"I Inside The Old Year Dying" de PJ Harvey : retour réussi ou grosse déception ?

Cultivant le retrait jusque dans ses pochettes, dont elle a totalement disparu depuis « Let England Shake » (2011), la Britannique est de retour après sept années d'absence avec « I Inside The Old Year Dying » : un dixième album qui se perd parfois dans des considérations trop énigmatiques et prétentieuses, mais qui parvient tout de même à séduire grâce à cette voix, parfois susurrée, parfois puissante, mais toujours aussi parfaite pour celles et ceux qui ont des larmes à sécher.
  • Le fantasme d'un nouveau départ, l'envie de s'isoler pour mieux se reconstruire, le besoin de se connecter à des mots ou à des émotions pour trouver la paix, on connaît. Oui, mais tout de même : ce n’est pas parce que le sujet est rebattu qu’il n’est plus passionnant. À l’écoute du nouvel album de PJ Harvey, sept ans après « The Hope Six Demolition Project », on aurait même envie d’y croire, de claquer nos Bitcoin pour aller parcourir des paysages vierges de toute présence humaine dans le Dorset, où l’Anglaise vit et où elle a enregistré l’essentiel de ce projet.

    À moins d'être peu réceptif à ces morceaux qui, tout de même, ont ce côté frimeur, du genre : « Regardez comme je suis une artiste, profonde et connectée aux larmes de l’univers ». Cette réaction, on la comprend, tant « I Inside The Old Year Dying » risque de laisser sur la touche les moins sensibles aux complaintes « PJ-Harviennes ». 

    Sur le fond, « I Inside The Old Year Dying » s’appuie ainsi sur une toute autre matière sonore que « The Hope Six Demolition Project », plus sauvage, plus rock, plus musclé, moins intime également. Ce qui est non seulement une bonne nouvelle (après tout, pourquoi se répéter ?), mais également compréhensible quand on sait que PJ Harvey a passée les sept dernières années à travailler sur des musiques de film et de série (Dark River, All About Eve, Bad Sisters), qu'elle a songé à se retirer complètement du circuit musical après une tournée épuisante et qu'elle a pris le temps de prolonger sa passion pour une autre forme d’expression artistique : la poésie. C’est d’ailleurs là l’unique point commun entre « I Inside the Old Year Dying » et son prédécesseur : être basé sur un recueil de douze poèmes, Orlam.

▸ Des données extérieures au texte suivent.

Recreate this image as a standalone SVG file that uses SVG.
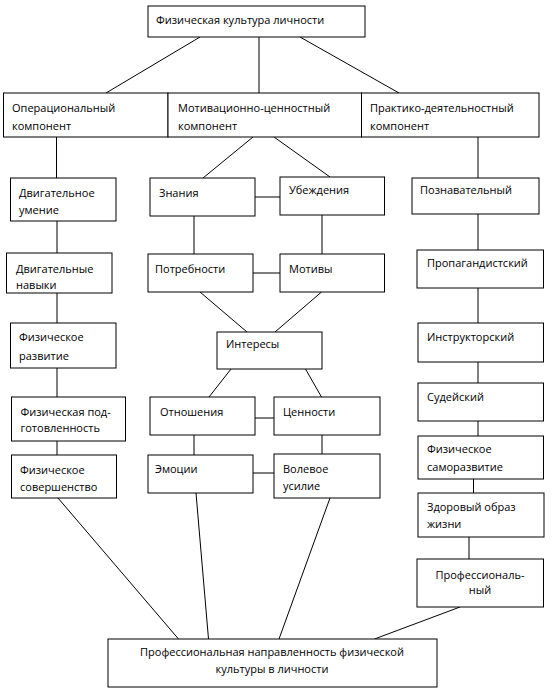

    Les mots, justement, PJ Harvey s’en amuse sur son nouvel album, se réappropriant un dialecte typique du Sud-Ouest de l'Angleterre, ainsi que divers termes que l’on ne comprend pas nécessairement (« Chawly-wist », « clodgy », « giltcup », « reddick »). Peut-être même qu’ils ne signifient pas grand-chose, que seule compte leur résonance, leur mélodicité. À vrai dire, on s’en fiche un peu. Tout ce que l’on retient, après quelques écoutes, c’est la façon dont ils sont incarnés, selon une interprétation maîtrisée et pourtant redevable à une immédiateté dans l'enregistrement des voix assez touchante, ne serait-ce que parce que cette spontanéité contrebalance une instrumention dont l'épaisseur doit beaucoup à la pratique du field recording : ici, des voix d’enfants qui jouent et des lignes électriques qui bourdonnent ; là, des bruits de clôtures heurtées par le vent ou de rivières qui s’écoulent.

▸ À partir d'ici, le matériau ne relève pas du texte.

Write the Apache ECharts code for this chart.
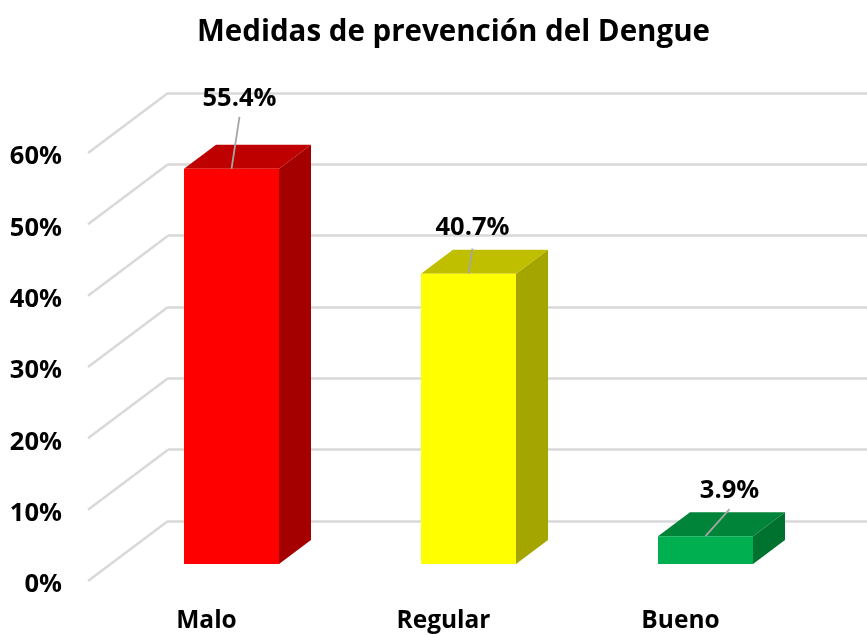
<!DOCTYPE html>
<html>
<head>
<meta charset="utf-8">
<title>Medidas de prevención del Dengue</title>
<script src="https://cdn.jsdelivr.net/npm/echarts@6/dist/echarts.min.js"></script>
<style>
  html, body { margin: 0; padding: 0; background: #fff; }
  #chart { width: 867px; height: 635px; }
</style>
</head>
<body>
<div id="chart"></div>
<script>
const categories = ['Malo', 'Regular', 'Bueno']
const values = [55.4, 40.7, 3.9]
const ticks = [0, 10, 20, 30, 40, 50, 60]

const faceColors = ['#ff0000', '#ffff00', '#00b050']
const topColors = ['#bf0000', '#bfbf00', '#008439']
const sideColors = ['#a50000', '#a5a500', '#00722f']

const FONT = '"Open Sans", "Noto Sans", sans-serif'
const wallDepth = [80, -60]
const barShift = [25, -17]
const barDepth = [32, -24]
const barWidth = 95
// data labels were dragged by hand in the original, each with its own leader line
const leaders = [
  { to: [8, -52], text: [8, -70] },
  { to: [4, -25], text: [4, -46] },
  { to: [24, -27], text: [24, -45] },
]

const chart = echarts.init(document.getElementById('chart'))

const renderDiagonal = (params, api) => {
  const p = api.coord([0, api.value(0)])
  const x0 = p[0] - api.size([1, 0])[0] / 2
  return {
    type: 'line',
    shape: { x1: x0, y1: p[1], x2: x0 + wallDepth[0], y2: p[1] + wallDepth[1] },
    style: { stroke: '#d9d9d9', lineWidth: 2.5 },
  }
}

const renderBar = (params, api) => {
  const i = params.dataIndex
  const c = api.coord([i, api.value(1)])
  const b = api.coord([i, 0])
  const x = c[0] - barWidth / 2 + barShift[0]
  const xr = x + barWidth
  const top = c[1] + barShift[1]
  const bot = b[1] + barShift[1]
  const dx = barDepth[0]
  const dy = barDepth[1]
  const l = leaders[i]
  const mid = c[0] + barShift[0]
  return {
    type: 'group',
    children: [
      { type: 'polygon', shape: { points: [[xr, top], [xr + dx, top + dy], [xr + dx, bot + dy], [xr, bot]] }, style: { fill: sideColors[i] } },
      { type: 'polygon', shape: { points: [[x, top], [x + dx, top + dy], [xr + dx, top + dy], [xr, top]] }, style: { fill: topColors[i] } },
      { type: 'rect', shape: { x: x, y: top, width: barWidth, height: bot - top }, style: { fill: faceColors[i] } },
      { type: 'line', shape: { x1: mid, y1: top, x2: mid + l.to[0], y2: top + l.to[1] }, style: { stroke: '#a6a6a6', lineWidth: 1.8 } },
      {
        type: 'text',
        style: {
          x: mid + l.text[0],
          y: top + l.text[1],
          text: api.value(1).toFixed(1) + '%',
          fill: '#000',
          font: 'bold 25.5px ' + FONT,
          align: 'center',
          verticalAlign: 'middle',
        },
      },
    ],
  }
}

chart.setOption({
  animation: false,
  backgroundColor: '#fff',
  title: {
    text: 'Medidas de prevención del Dengue',
    left: 192,
    top: 13,
    textStyle: { fontSize: 29.5, fontWeight: 'bold', color: '#000', fontFamily: FONT },
  },
  grid: [
    { left: 88, top: 153, width: 711, height: 428 },
    { left: 168, top: 93, right: 0, height: 428 },
    // only carries the tick labels, they sit a little under the floor corners
    { left: 88, top: 157, width: 711, height: 428 },
  ],
  xAxis: [
    {
      type: 'category',
      data: categories,
      gridIndex: 0,
      axisLine: { show: false },
      axisTick: { show: false },
      axisLabel: { fontSize: 24.5, fontWeight: 'bold', color: '#000', fontFamily: FONT, margin: 28 },
    },
    { type: 'category', gridIndex: 1, show: false, data: categories },
    { type: 'category', gridIndex: 2, show: false, data: categories },
  ],
  yAxis: [
    { type: 'value', gridIndex: 0, min: 0, max: 60, interval: 10, show: false },
    {
      type: 'value',
      gridIndex: 1,
      min: 0,
      max: 60,
      interval: 10,
      axisLine: { show: false },
      axisTick: { show: false },
      axisLabel: { show: false },
      splitLine: { lineStyle: { color: '#d9d9d9', width: 2.5 } },
    },
    {
      type: 'value',
      gridIndex: 2,
      min: 0,
      max: 60,
      interval: 10,
      axisLine: { show: false },
      axisTick: { show: false },
      splitLine: { show: false },
      axisLabel: {
        fontSize: 25.5,
        fontWeight: 'bold',
        color: '#000',
        fontFamily: FONT,
        margin: 26,
        formatter: '{value}%',
      },
    },
  ],
  series: [
    { type: 'custom', xAxisIndex: 0, yAxisIndex: 0, data: ticks.map((t) => [t]), renderItem: renderDiagonal, encode: { y: 0 }, silent: true },
    { type: 'custom', xAxisIndex: 0, yAxisIndex: 0, data: values.map((v, i) => [i, v]), renderItem: renderBar, encode: { x: 0, y: 1 }, silent: true, z: 5 },
  ],
})
</script>
</body>
</html>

    Le problème, c’est que PJ Harvey donne l’impression de se concentrer tellement sur l’instrumentation et la production, pensées aux côtés des fidèles Flood et John Parish, qu’elle semble en oublier par instants de penser à la mélodie. Quelques-unes restent malgré tout en tête. Prayer At The Gate et ses longues incantations rappelant tout ce qu'Olivia Merilahti (The Do) lui doit, le titre éponyme et ses arrangements à la Talk Talk, I Inside The Old I Dying et sa rythmique puisée chez The Smile, ou encore Lwonesome Tonight et ses airs de folk-song conviant dans un même souffle les fantômes d’Elvis et les écrits bibliques.

    Pour les autres, il faudra prendre le temps de les réécouter, de se familiariser avec, apprendre à y projeter d’autres fantasmes. Ou alors, non. Rien n’y oblige. Après tout, PJ Harvey en fait parfois trop (ou pas assez), surjoue l'émotion ou se perd dans des mélodies ronronnantes, peut-être parfois trop apaisées dans le tempo : autant d’éléments qui empêchent « I Inside The Old Year Dying » d'être un très grand disque, mais qui ne masquent ou ne gâchent en aucun cas d'autres intentions, plus touchantes, plus directes, faisant de ce dixième album une étrange et belle tentative d’atteindre cette pureté tant recherchée par la Britannique depuis maintenant 30 ans.